In April 2024 I additionally published a policy proposal, in collaboration with Professor Coral Gartner, the centre director, and senior pharmacy researchers Professor Kathryn Steadman and Professor Lisa Nissen, presenting a model for pharmacist-only supply of nicotine vape devices, without requiring medical prescription. In June 2024 the Australian Greens Party drew on this paper when requesting amendments to new legislation before the Australian Senate, and a pharmacist-only supply model was subsequently implemented by the Federal Government, although without the consultation processes and many of the additional sale requirements outlined in our proposal.
Methamphetamine Use
My PhD research (2017-2021) used ethnography to explore trajectories of methamphetamine use and recovery. These findings critiqued the binary ideas frequently used to understand harmful drug use such as volition/compulsion, health/pathology, normality/abnormality, and virtue/pleasure. This study has led to the following theoretical developments that can inform and support interventions and policy for this population:
- A posthumanist understanding of agency in addiction that provides a more nuanced depiction of how people using drugs experience choice.

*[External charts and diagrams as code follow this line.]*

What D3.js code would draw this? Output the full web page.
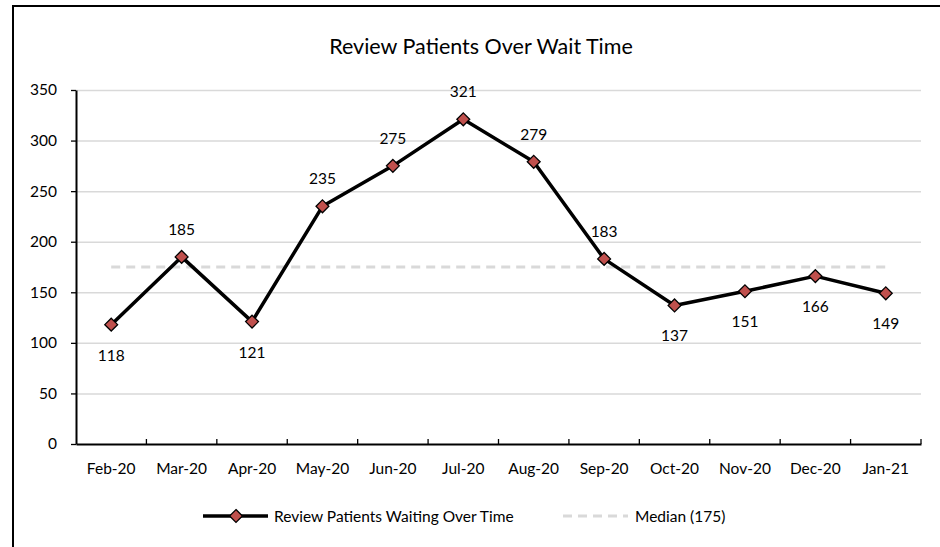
<html>
<head>
    <meta charset="utf-8">
    <script src="https://d3js.org/d3.v7.min.js"></script>
    <title>Review Patients</title>
</head>
<style>
    body { margin: 0; background: #fff; }
    text { font-family: Lato, "Open Sans", sans-serif; fill: #000; }
    .gridlines line { stroke: #d9d9d9; stroke-width: 1.5; }
    .gridlines .domain { stroke: none; }
</style>
<body>
<svg id="svg1"></svg>
<script>
    // data
    const months = ["Feb-20", "Mar-20", "Apr-20", "May-20", "Jun-20", "Jul-20",
                    "Aug-20", "Sep-20", "Oct-20", "Nov-20", "Dec-20", "Jan-21"];
    const waiting = [118, 185, 121, 235, 275, 321, 279, 183, 137, 151, 166, 149];
    const labelBelow = [true, false, true, false, false, false, false, false, true, true, true, true];
    const median = 175;
    const yTicks = [0, 50, 100, 150, 200, 250, 300, 350];

    const width = 940;
    const height = 547;
    let svg1 = d3.select("svg#svg1")
                 .attr("width", width)
                 .attr("height", height);

    // outer chart frame (cut off on right / bottom in the original)
    svg1.append("rect")
        .attr("x", 13).attr("y", 6)
        .attr("width", 1000).attr("height", 1000)
        .attr("fill", "none")
        .attr("stroke", "#000")
        .attr("stroke-width", 2);

    const margins = {top: 90, right: 19, bottom: 103, left: 76};
    const chartWidth = width - margins.left - margins.right;
    const chartHeight = 444 - margins.top;
    const fs = "15.5px";

    const scaleX = d3.scaleBand()
                     .domain(months)
                     .range([0, chartWidth]);
    const scaleY = d3.scaleLinear()
                     .domain([0, 350])
                     .range([chartHeight, 0]);

    let chartArea = svg1.append("g")
                        .attr("transform", `translate(${margins.left}, ${margins.top})`);

    // title
    svg1.append("text")
        .attr("x", 481).attr("y", 54)
        .attr("text-anchor", "middle")
        .style("font-size", "21.5px")
        .text("Review Patients Over Wait Time");

    // gridlines
    chartArea.append("g")
             .attr("class", "gridlines")
             .call(d3.axisLeft(scaleY).tickValues(yTicks.slice(1)).tickSize(-chartWidth).tickFormat(""));

    // y axis
    let leftAxis = chartArea.append("g")
             .call(d3.axisLeft(scaleY).tickValues(yTicks).tickSize(5).tickSizeOuter(0).tickPadding(14));
    leftAxis.selectAll("line").attr("stroke", "#000").attr("stroke-width", 1.3);
    leftAxis.select(".domain").attr("stroke", "#000").attr("stroke-width", 2);
    leftAxis.selectAll("text").style("font-size", fs).style("font-family", "Lato, sans-serif");

    // x axis: ticks between categories, pointing up
    let botAxis = chartArea.append("g")
             .attr("transform", `translate(0, ${chartHeight})`)
             .call(d3.axisBottom(scaleX).tickSize(0).tickPadding(19).tickSizeOuter(0));
    botAxis.select(".domain").attr("stroke", "#000").attr("stroke-width", 2);
    botAxis.selectAll("text").style("font-size", fs).style("font-family", "Lato, sans-serif");
    botAxis.selectAll(".sep")
           .data(months)
           .join("line")
           .attr("class", "sep")
           .attr("x1", d => scaleX(d) + scaleX.bandwidth())
           .attr("x2", d => scaleX(d) + scaleX.bandwidth())
           .attr("y1", 0).attr("y2", -5)
           .attr("stroke", "#000").attr("stroke-width", 1.3);

    const cx = d => scaleX(d) + scaleX.bandwidth() / 2;

    // median line
    chartArea.append("line")
             .attr("x1", cx(months[0]))
             .attr("x2", cx(months[months.length - 1]))
             .attr("y1", scaleY(median)).attr("y2", scaleY(median))
             .attr("stroke", "#d9d9d9")
             .attr("stroke-width", 3)
             .attr("stroke-dasharray", "9,6");

    // main line
    const lineGen = d3.line()
                      .x((d, i) => cx(months[i]))
                      .y(d => scaleY(d));
    chartArea.append("path")
             .attr("d", lineGen(waiting))
             .attr("fill", "none")
             .attr("stroke", "#000")
             .attr("stroke-width", 3.5)
             .attr("stroke-linejoin", "round");

    const diamond = d3.symbol().type(d3.symbolDiamond2).size(105);
    chartArea.selectAll(".pt")
             .data(waiting)
             .join("path")
             .attr("class", "pt")
             .attr("d", diamond)
             .attr("transform", (d, i) => `translate(${cx(months[i])}, ${scaleY(d)})`)
             .attr("fill", "#c0504d")
             .attr("stroke", "#000")
             .attr("stroke-width", 1.3);

    chartArea.selectAll(".lbl")
             .data(waiting)
             .join("text")
             .attr("class", "lbl")
             .attr("x", (d, i) => cx(months[i]))
             .attr("y", (d, i) => scaleY(d) + (labelBelow[i] ? 36 : -22))
             .attr("text-anchor", "middle")
             .style("font-size", fs)
             .text(d => d);

    // legend
    let legend = svg1.append("g").attr("transform", "translate(0, 516)");
    legend.append("line")
          .attr("x1", 203).attr("x2", 268)
          .attr("stroke", "#000").attr("stroke-width", 3.5);
    legend.append("path")
          .attr("d", diamond)
          .attr("transform", "translate(236, 0)")
          .attr("fill", "#c0504d").attr("stroke", "#000").attr("stroke-width", 1.3);
    legend.append("text")
          .attr("x", 274).attr("y", 5.5)
          .style("font-size", fs)
          .text("Review Patients Waiting Over Time");
    legend.append("line")
          .attr("x1", 563).attr("x2", 628)
          .attr("stroke", "#d9d9d9").attr("stroke-width", 3)
          .attr("stroke-dasharray", "9,6");
    legend.append("text")
          .attr("x", 635).attr("y", 5.5)
          .style("font-size", fs)
          .text(`Median (${median})`);
</script>
</body>
</html>
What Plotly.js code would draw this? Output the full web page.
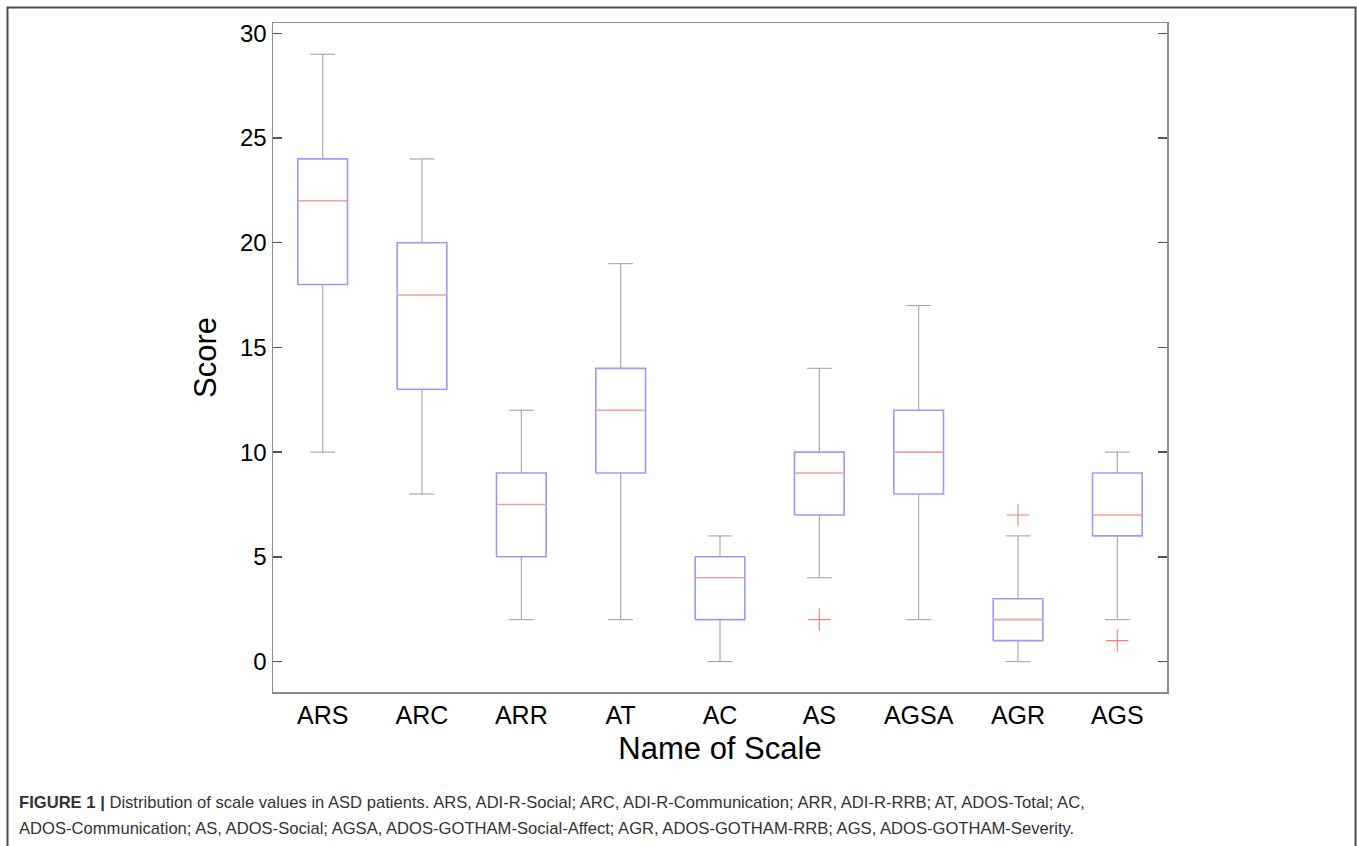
<!DOCTYPE html>
<html>
<head>
<meta charset="utf-8">
<script src="https://cdn.plot.ly/plotly-3.0.1.min.js"></script>
<style>
html,body{margin:0;padding:0;background:#fff;}
#chart{width:1357px;height:846px;}
</style>
</head>
<body>
<div id="chart"></div>
<script>
// ---- data ----
var categories = ["ARS","ARC","ARR","AT","AC","AS","AGSA","AGR","AGS"];
var upperWhisker = [29, 24, 12, 19, 6, 14, 17, 6, 10];
var q3Values     = [24, 20, 9, 14, 5, 10, 12, 3, 9];
var medianValues = [22, 17.5, 7.5, 12, 4, 9, 10, 2, 7];
var q1Values     = [18, 13, 5, 9, 2, 7, 8, 1, 6];
var lowerWhisker = [10, 8, 2, 2, 0, 4, 2, 0, 2];
var outlierCategory = ["AS", "AGR", "AGS"];
var outlierValues   = [2, 7, 1];
var yTickValues = [0, 5, 10, 15, 20, 25, 30];
var captionLine1 = '<b>FIGURE 1 |</b> Distribution of scale values in ASD patients. ARS, ADI-R-Social; ARC, ADI-R-Communication; ARR, ADI-R-RRB; AT, ADOS-Total; AC,';
var captionLine2 = 'ADOS-Communication; AS, ADOS-Social; AGSA, ADOS-GOTHAM-Social-Affect; AGR, ADOS-GOTHAM-RRB; AGS, ADOS-GOTHAM-Severity.';

// ---- build marks ----
var boxHalf = 0.25, capHalf = 0.125;
var wx = [], wy = [], bx = [], by = [], mx = [], my = [];
categories.forEach(function(c, i){
  wx.push(i, i, null, i - capHalf, i + capHalf, null);
  wy.push(q3Values[i], upperWhisker[i], null, upperWhisker[i], upperWhisker[i], null);
  wx.push(i, i, null, i - capHalf, i + capHalf, null);
  wy.push(q1Values[i], lowerWhisker[i], null, lowerWhisker[i], lowerWhisker[i], null);
  bx.push(i - boxHalf, i + boxHalf, i + boxHalf, i - boxHalf, i - boxHalf, null);
  by.push(q1Values[i], q1Values[i], q3Values[i], q3Values[i], q1Values[i], null);
  mx.push(i - boxHalf, i + boxHalf, null);
  my.push(medianValues[i], medianValues[i], null);
});
var ox = outlierCategory.map(function(c){ return categories.indexOf(c); });

var traces = [
  {x: wx, y: wy, type: 'scatter', mode: 'lines', line: {color: '#ababab', width: 1.2}, hoverinfo: 'skip'},
  {x: bx, y: by, type: 'scatter', mode: 'lines', line: {color: '#9a9aff', width: 1.6}, hoverinfo: 'skip'},
  {x: mx, y: my, type: 'scatter', mode: 'lines', line: {color: '#ff9a9a', width: 1.6}, hoverinfo: 'skip'},
  {x: ox, y: outlierValues, type: 'scatter', mode: 'markers',
   marker: {symbol: 'cross-thin-open', size: 16, color: '#ff7a7a', line: {color: '#ff7a7a', width: 1.1}}}
];

// ---- layout ----
var W = 1357, H = 846;
var mL = 273, mR = 190, mT = 23, mB = 154;
var pw = W - mL - mR, ph = H - mT - mB;
function px2x(p){ return (p - mL) / pw; }
function px2y(p){ return (H - mB - p) / ph; }
var captionFont = {family: 'Liberation Sans, Arial, sans-serif', size: 16.6, color: '#333'};

var layout = {
  width: W, height: H,
  margin: {l: mL, r: mR, t: mT, b: mB, pad: 0},
  paper_bgcolor: '#fff', plot_bgcolor: '#fff',
  showlegend: false,
  font: {family: 'Liberation Sans, Arial, sans-serif', color: '#000'},
  xaxis: {
    range: [-0.5, categories.length - 0.5],
    tickvals: categories.map(function(c, i){ return i; }),
    ticktext: categories,
    ticks: '', showgrid: false, zeroline: false,
    showline: true, mirror: true, linecolor: '#8c8c8c', linewidth: 1.5,
    tickfont: {size: 25, color: '#000'},
    title: {text: 'Name of Scale', font: {size: 31, color: '#000'}, standoff: 10}
  },
  yaxis: {
    range: [-1.455, 30.49],
    tickvals: yTickValues,
    ticks: 'inside', ticklen: 9, tickwidth: 1.5, tickcolor: '#555',
    showgrid: false, zeroline: false,
    showline: true, mirror: 'ticks', linecolor: '#8c8c8c', linewidth: 1.5,
    tickfont: {size: 24, color: '#000'},
    title: {text: 'Score', font: {size: 31, color: '#000'}, standoff: 14}
  },
  shapes: [
    {type: 'rect', xref: 'paper', yref: 'paper',
     x0: px2x(7.5), x1: px2x(1355.5), y0: px2y(852), y1: px2y(7.5),
     line: {color: '#4d4d4d', width: 2}, fillcolor: 'rgba(0,0,0,0)', layer: 'below'}
  ],
  annotations: [
    {xref: 'paper', yref: 'paper', x: px2x(17), y: px2y(802), xanchor: 'left', yanchor: 'middle',
     align: 'left', showarrow: false, font: captionFont, text: captionLine1},
    {xref: 'paper', yref: 'paper', x: px2x(17), y: px2y(828), xanchor: 'left', yanchor: 'middle',
     align: 'left', showarrow: false, font: captionFont, text: captionLine2}
  ]
};

Plotly.newPlot('chart', traces, layout, {displayModeBar: false, staticPlot: true});
</script>
</body>
</html>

- The concept of ‘living with’ harmful drug use similar to how people are empowered to live with other longer term health issues.
- The concept of ‘ambient paternalism’ in how people perceive their own behaviour within the hegemonic norms of neoliberal public health.
- The methamphetamine use ‘cascade’ emerging from multiple complex pleasures of methamphetamine use related to fundamental human needs for connection, social acceptance, adventure, meaning, and purpose.
These insights are used to construct a model of ‘Extended Recovery’ based on posthumanism and Extended Health, where recovery is understood to emerge from a complex socio-material environment, rather than as a process occurring only within an individual. A paper presenting this model is currently under review.
Sex Worker Health
From 2017-2019 I was part of a collaborative project between the University of Queensland and Respect Inc., the peak body sex worker advocacy organisation in Queensland, developing the ‘Factors influencing transgender and male sex worker access to sexual health care, HIV testing and support study (TaMS)’ report. This included a systematic review and synthesis of the global qualitative literature on this subject which included members of the sex worker steering committee as co-authors. The report provided an investigation of how this population experienced marginalisation and stigma when accessing sexual health services and was then used by Respect Inc. as part of their advocacy submissions to the Queensland government regarding decriminalisation of sex work. This process contributed to the Queensland Attorney-General requesting the Queensland Law Reform Commission to conduct a review of current laws and draft a decriminalisation bill forthcoming in November 2022. The decriminalisation bill has the potential to dramatically improve safety, working conditions, and health and wellbeing for sex workers throughout Queensland, and provide a necessary precedent for other states and territories.
Homelessness and Natural Disaster Management
For my Masters thesis I conducted qualitative interviews with people sleeping rough and their experiences of natural disasters and extreme weather. These findings can be drawn on to adapt the ‘all hazards planning’ concept within disaster management, to also being an ‘all people’ plan that can account for the various specific vulnerabilities of very different groups often bundled together under the title of ‘vulnerable populations’. This research was published in the Australian Journal of Emergency Management and provided recommendations on how community service organisations could better support this population across the different stages within the ‘Adaptive Cycle of Resilience’.